Use the morning odds as a benchmark. Odds published in the morning are the bookmaker’s opening assessment. By the time the race starts, money from punters and professional gamblers will have moved those prices. A horse whose odds shorten from 10/1 in the morning to 6/1 at the off is attracting serious support. One that drifts from 5/1 to 12/1 is being avoided. Market movements aren’t infallible, but they reflect information flow.
Avoid accumulators. The temptation to string four or five selections into an accumulator for a big payday is strong. Resist it. Accumulators compound the bookmaker’s overround across every leg. A four-fold at 15% overround per leg gives the bookmaker a massive compounded edge. Singles are how you learn, and how most profitable bettors actually operate.
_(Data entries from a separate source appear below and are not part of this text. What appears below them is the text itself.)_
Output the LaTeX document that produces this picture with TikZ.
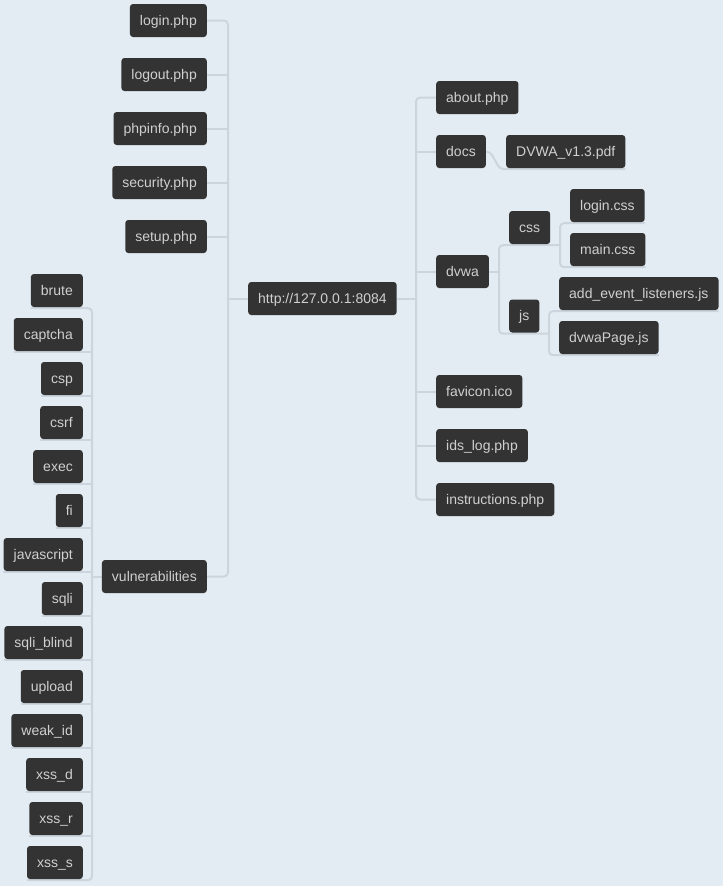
\documentclass[tikz,border=0pt]{standalone}
\usepackage{fontspec}
\setmainfont{Liberation Sans}
\usetikzlibrary{backgrounds}
\definecolor{bgc}{RGB}{227,236,242}
\definecolor{boxc}{RGB}{51,51,51}
\definecolor{txtc}{RGB}{208,208,208}
\definecolor{linec}{RGB}{204,213,222}
\tikzset{
  box/.style={fill=boxc, text=txtc, rounded corners=3pt, minimum height=33pt,
    inner xsep=10pt, inner ysep=0pt, text height=11pt, text depth=2pt,
    font=\fontsize{14pt}{16pt}\selectfont},
  lbox/.style={box, anchor=east},
  rbox/.style={box, anchor=west},
  conn/.style={draw=linec, line width=2pt, rounded corners=4pt},
}
\begin{document}
\begin{tikzpicture}[x=1pt,y=-1pt]
\useasboundingbox (0,0) rectangle (723,886);
% nodes
\node[rbox] (root) at (248,298.5) {http://127.0.0.1:8084};
\node[lbox] (login) at (207,20.5) {login.php};
\node[lbox] (logout) at (207,74.5) {logout.php};
\node[lbox] (phpinfo) at (207,128.5) {phpinfo.php};
\node[lbox] (security) at (207,182.5) {security.php};
\node[lbox] (setup) at (207,236.5) {setup.php};
\node[lbox] (vuln) at (207,576.5) {vulnerabilities};
\node[lbox] (brute) at (83,290.5) {brute};
\node[lbox] (captcha) at (83,334.5) {captcha};
\node[lbox] (csp) at (83,378.5) {csp};
\node[lbox] (csrf) at (83,422.5) {csrf};
\node[lbox] (exec) at (83,466.5) {exec};
\node[lbox] (fi) at (83,510.5) {fi};
\node[lbox] (javascript) at (83,554.5) {javascript};
\node[lbox] (sqli) at (83,598.5) {sqli};
\node[lbox] (sqliblind) at (83,642.5) {sqli\_blind};
\node[lbox] (upload) at (83,686.5) {upload};
\node[lbox] (weakid) at (83,730.5) {weak\_id};
\node[lbox] (xssd) at (83,774.5) {xss\_d};
\node[lbox] (xssr) at (83,818.5) {xss\_r};
\node[lbox] (xsss) at (83,862.5) {xss\_s};
\node[rbox] (about) at (436,97.5) {about.php};
\node[rbox] (docs) at (436,151.5) {docs};
\node[rbox] (pdf) at (506,151.5) {DVWA\_v1.3.pdf};
\node[rbox] (dvwa) at (436,271.5) {dvwa};
\node[rbox] (css) at (509,227.5) {css};
\node[rbox] (logincss) at (570,205.5) {login.css};
\node[rbox] (maincss) at (570,249.5) {main.css};
\node[rbox] (js) at (509,316) {js};
\node[rbox] (addev) at (559,293.5) {add\_event\_listeners.js};
\node[rbox] (dvwapage) at (559,337.5) {dvwaPage.js};
\node[rbox] (favicon) at (436,391.5) {favicon.ico};
\node[rbox] (ids) at (436,445.5) {ids\_log.php};
\node[rbox] (instr) at (436,499.5) {instructions.php};
% trunk coordinates
\coordinate (ltrunk) at (228,0);
\coordinate (rtrunk) at (416,0);
\coordinate (vtrunk) at (92,0);
\coordinate (dtrunk) at (499,0);
\coordinate (ctrunk) at (560,0);
\coordinate (jtrunk) at (549,0);
\begin{scope}[on background layer]
\fill[bgc] (0,0) rectangle (723,886);
% left top-level
\draw[conn] (login.east) -- (login.east -| ltrunk) -- (vuln.east -| ltrunk) -- (vuln.east);
\foreach \n in {logout,phpinfo,security,setup}{
  \draw[conn] (\n.east -| ltrunk) -- (\n.east);
}
\draw[conn] (root.west) -- (root.west -| ltrunk);
% right top-level
\draw[conn] (about.west) -- (about.west -| rtrunk) -- (instr.west -| rtrunk) -- (instr.west);
\draw[conn] (root.east) -- (root.east -| rtrunk);
\foreach \n in {docs,dvwa,favicon,ids}{
  \draw[conn] (\n.west -| rtrunk) -- (\n.west);
}
% vulnerabilities leaves
\draw[conn] ([yshift=-1pt]brute.south west) -- ([yshift=-1pt]brute.south west -| vtrunk)
  -- ([yshift=-1pt]xsss.south west -| vtrunk) -- ([yshift=-1pt]xsss.south west);
\foreach \n in {captcha,csp,csrf,exec,fi,javascript,sqli,sqliblind,upload,weakid,xssd,xssr}{
  \draw[conn] ([yshift=-1pt]\n.south west) -- ([yshift=-1pt]\n.south west -| vtrunk);
}
\draw[conn] (vuln.west) -- (vuln.west -| vtrunk);
% docs -> pdf
\draw[conn] (docs.east) -- ([xshift=4pt]docs.east) -- ([xshift=-6pt,yshift=-1pt]pdf.south west) -- ([yshift=-1pt]pdf.south east);
% dvwa -> css, js
\draw[conn] ([yshift=-1pt]css.south -| ctrunk) -- ([yshift=-1pt]css.south -| dtrunk)
  -- ([yshift=-1pt]js.south -| dtrunk) -- ([yshift=-1pt]js.south -| jtrunk);
\draw[conn] (dvwa.east) -- (dvwa.east -| dtrunk);
% css -> login.css, main.css
\draw[conn] ([yshift=-1pt]logincss.south east) -- ([yshift=-1pt]logincss.south east -| ctrunk)
  -- ([yshift=-1pt]maincss.south east -| ctrunk) -- ([yshift=-1pt]maincss.south east);
% js -> addev, dvwapage
\draw[conn] ([yshift=-1pt]addev.south east) -- ([yshift=-1pt]addev.south east -| jtrunk)
  -- ([yshift=-1pt]dvwapage.south east -| jtrunk) -- ([yshift=-1pt]dvwapage.south east);
\end{scope}
\end{tikzpicture}
\end{document}
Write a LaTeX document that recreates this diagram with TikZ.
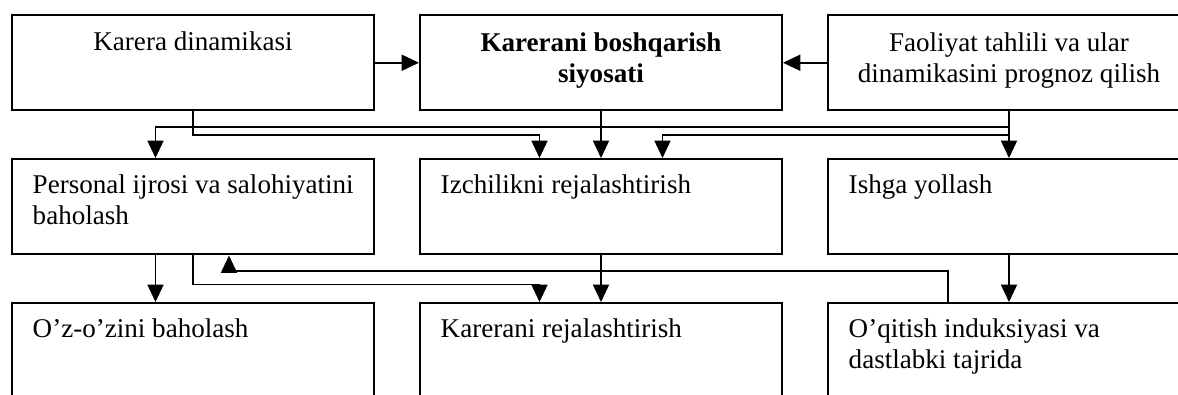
\documentclass[tikz,border=0pt]{standalone}
\usepackage{fontspec}
\setmainfont{Liberation Serif}
\usetikzlibrary{arrows.meta,calc}

\newcommand{\boxfont}{\fontsize{20.3}{23.25}\selectfont}
\tikzset{every picture/.style={line width=1.1pt}}
\tikzset{
  box/.style={draw, line width=1.5pt, anchor=north west, inner sep=0pt, minimum width=271.5pt, minimum height=71.6pt},
  txt/.style={inner sep=0pt, font=\boxfont},
  txtb/.style={inner sep=0pt, font=\boxfont\bfseries},
  arr/.style={line width=1.2pt, -{Triangle[length=13pt,width=12pt]}}
}

\begin{document}
\begin{tikzpicture}[x=0.75pt,y=0.75pt,yscale=-1,xscale=1]
\useasboundingbox (0,0) rectangle (1178,394);
\clip (0,0) rectangle (1178,394);

%Shapes: Rectangle
\node[box] (kd) at (11,14) {};
\node[box] (kbs) at (419,14) {};
\node[box] (ft) at (827,14) {};
\node[box] (pe) at (11,158) {};
\node[box] (iz) at (419,158) {};
\node[box] (ish) at (827,158) {};
\node[box] (oz) at (11,302) {};
\node[box] (kr) at (419,302) {};
\node[box] (oq) at (827,302) {};

% Text Node (base = last line)
\node[txt, anchor=base] (t-kd) at ($(kd.north)+(0,36)$) {Karera dinamikasi};
% Text Node
\node[txtb, anchor=base, align=center] (t-kbs) at ($(kbs.north)+(0,68)$) {Karerani boshqarish\\siyosati};
% Text Node
\node[txt, anchor=base, align=center] (t-ft) at ($(ft.north)+(0,68)$) {Faoliyat tahlili va ular\\dinamikasini prognoz qilish};
% Text Node
\node[txt, anchor=base west, align=left] (t-pe) at ($(pe.north west)+(21,66)$) {Personal ijrosi va salohiyatini\\baholash};
% Text Node
\node[txt, anchor=base west] (t-iz) at ($(iz.north west)+(21,35)$) {Izchilikni rejalashtirish};
% Text Node
\node[txt, anchor=base west] (t-ish) at ($(ish.north west)+(21,35)$) {Ishga yollash};
% Text Node
\node[txt, anchor=base west] (t-oz) at ($(oz.north west)+(21,35)$) {O’z-o’zini baholash};
% Text Node
\node[txt, anchor=base west] (t-kr) at ($(kr.north west)+(21,35)$) {Karerani rejalashtirish};
% Text Node
\node[txt, anchor=base west, align=left] (t-oq) at ($(oq.north west)+(21,66)$) {O’qitish induksiyasi va\\dastlabki tajrida};

%Straight Lines
\draw[arr] (kd.east) -- (kbs.west);
\draw[arr] (ft.west) -- (kbs.east);
\draw[arr] (kbs) -- (iz);
\draw[arr] (ft) -- (ish);
\draw[arr] (kd.south) -- ++(0,23.5) -| ($(iz.north)+(-61.5,0)$);
\draw[arr] (ft.south) -- ++(0,15.5) -| ($(pe.north)+(-37.5,0)$);
\draw[arr] (ft.south) -- ++(0,23.5) -| ($(iz.north)+(61.5,0)$);
%Straight Lines
\draw[arr] ($(pe.south)+(-37.5,0)$) -- ($(oz.north)+(-37.5,0)$);
\draw[arr] (pe.south) -- ++(0,29) -| ($(kr.north)+(-61.5,0)$);
\draw[arr] (iz) -- (kr);
\draw[arr] (ish) -- (oq);
\draw[arr] ($(oq.north)+(-61,0)$) -- ++(0,-31) -| ($(pe.south)+(36,0)$);
\end{tikzpicture}
\end{document}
Write down why you’re backing each horse. Before every bet, write a single sentence explaining your reasoning. “Dropping in class, won on this ground last time, trainer in good form.” If you can’t articulate a reason, you don’t have one — and you shouldn’t be betting.
Don’t chase losses. You backed two losers and now you’re thinking about doubling your stake on the next race to recoup. This is the fastest way to empty your budget. Treat each bet as independent. The previous result has no bearing on the next one.
Compare odds across at least two bookmakers. If you’re betting online, spend thirty seconds checking whether another bookmaker offers a better price. A difference of half a point in the odds — 9/2 instead of 4/1 — adds up significantly over time. Best Odds Guaranteed promotions at major UK bookmakers mean you’ll always get the higher of your bet price and the starting price, which is effectively free insurance.
Review your bets at the end of the day. When you get home, look at every bet you placed. Did your reasoning hold up? Did the horse you backed run the race you expected, even if it didn’t win? A horse that ran well but got beaten by a better one is a better sign than one that won because the favourite fell. The review is where learning actually happens.